# Hello and Bye ???



## simonsays (Feb 11, 2009)

Was out of circulation here for like .. maybe a couple of years ? 

Moved to PH for good, anchored in Mountain Province, mostly in Trinidad. 

Bought a 4 wheel, A suzuki APV, found 2WD and the roads up to Bontoc are hurting it, sold it, and bought a 20 year old Pajero. 4WD

After trying what to do, and spending a lot of money, including on a 2 hectare land that will be properly transferred next year, and a smaller lot of 150 SQM that is now in a bit of limbo .. have started learning Aquaponics. Up at 5,000 feet, Lettuce was recommended.

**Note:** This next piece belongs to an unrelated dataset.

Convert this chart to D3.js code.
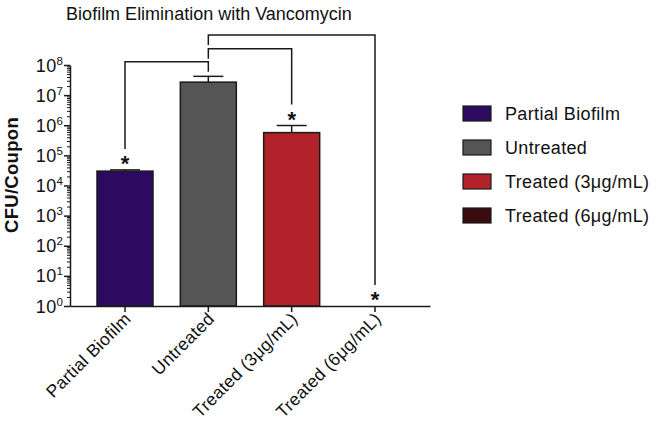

Am on Residency visa. After SRRV plans went a bit south

I been travelling to PH since 2002, and hitched in 2011, and anchored since 2017. Wont call myself a PH Expert, but let's say, been through a bit to give some reasonably sane advice. 

Fire away if I can answer anything. 

PS, I am more active on Facebook groups for PH, and promoted as admin for 2, moderator for 1, and kicked out of 6 for speaking my mind against those who can't accept there's always two sides to a coin   And have had a couple of expats stalking me at various pages trying to discredit me (didn't work I guess) and a few "we will kill you" threats from - guess what ?? EXPATS !!! :faint::faint: Yes, one for telling him his donation to a disaster area is directly going to the mayor's house, for his own business, and another few for not supporting them in childish squabbles..


----------



## bigpearl (Jan 24, 2016)

Welcome back Simon, looking forward to your contributions.

Cheers, Steve.


----------



## expatuk2016 (Mar 20, 2016)

Welcome back simon, yes some Expats can be very over the top some seem to think they know it all and are never wrong ! I take it all with a pinch of salt ! Sometimes i reply but whats the point the guys just carry on thinking they are gods !


----------



## M.C.A. (Feb 24, 2013)

Welcome back Simon! it's been a long time and I wondered what happened to you, I figured you were busy working.


----------